One of the most dramatic policy changes during Xi’s first term was China’s scrapping of the one-child policy, an often-brutally enforced form of population control that had been in place for over three decades.
The policy was originally adopted because China’s leaders were worried their population would grow faster than it could be provided for, it was abandoned when they realized they were facing the opposite problem.
Forcing couples to only have one child, combined with traditional preferences for sons, created a huge gender imbalance and millions of surplus young men (though recent research has cast doubt on official figures). It also created a major age imbalance, with one child left to support their aging parents and two sets of grandparents in a country with only limited welfare provisions.
The percentage of China’s population aged over 65 has grown from 8.59% in 2011 to over 10% in 2016, and while that pales in comparison to a staggering 26% in Japan or 15% in the US, it is almost double the 5.8% of neighboring India.

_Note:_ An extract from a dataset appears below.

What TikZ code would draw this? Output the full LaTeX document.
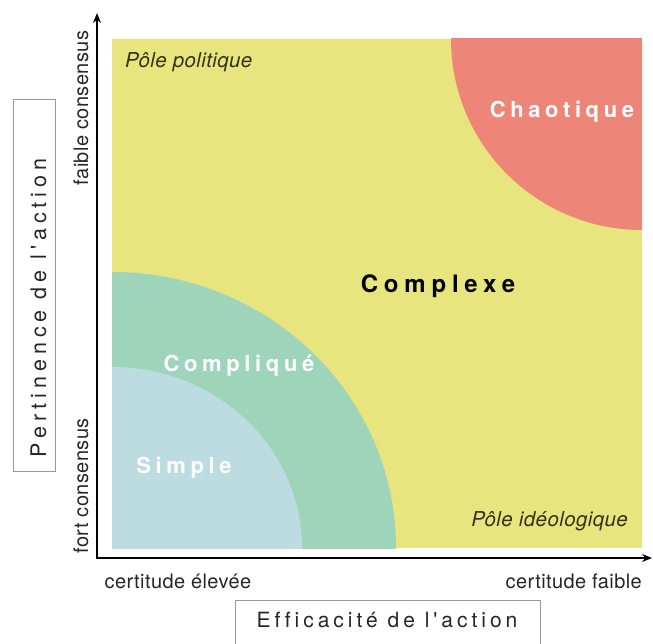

Demographers don’t expect the reversal of the one-child policy to lead to a baby boom, meaning China will have to come to terms with the strains of an aging society: higher health and welfare costs, a shrinking workforce, and even lower fertility rates.
Another major shift under Xi has been a greater focus on nationalism and militarism, with the President bringing the People’s Liberation Army firmly under his control and holding a series of major military parades and drills.
This has corresponded with a more muscular foreign policy: Xi’s government has engaged in territorial disputes in both the East and South China Sea — where China has been building up and fortifying reefs and islets despite an international court ruling against them — and in the Himalayas, which saw a tense, months-long standoff between the PLA and Indian troops earlier this year.
Since Xi took power, military spending has increased from 1.82% of GDP to 1.92%, still a long way off the 3.29% the US spends, while the size of the PLA has remained fairly steady at around 2.2 million active service members, despite calls from Xi and others to modernize the country’s armed forces and reduce the number of troops.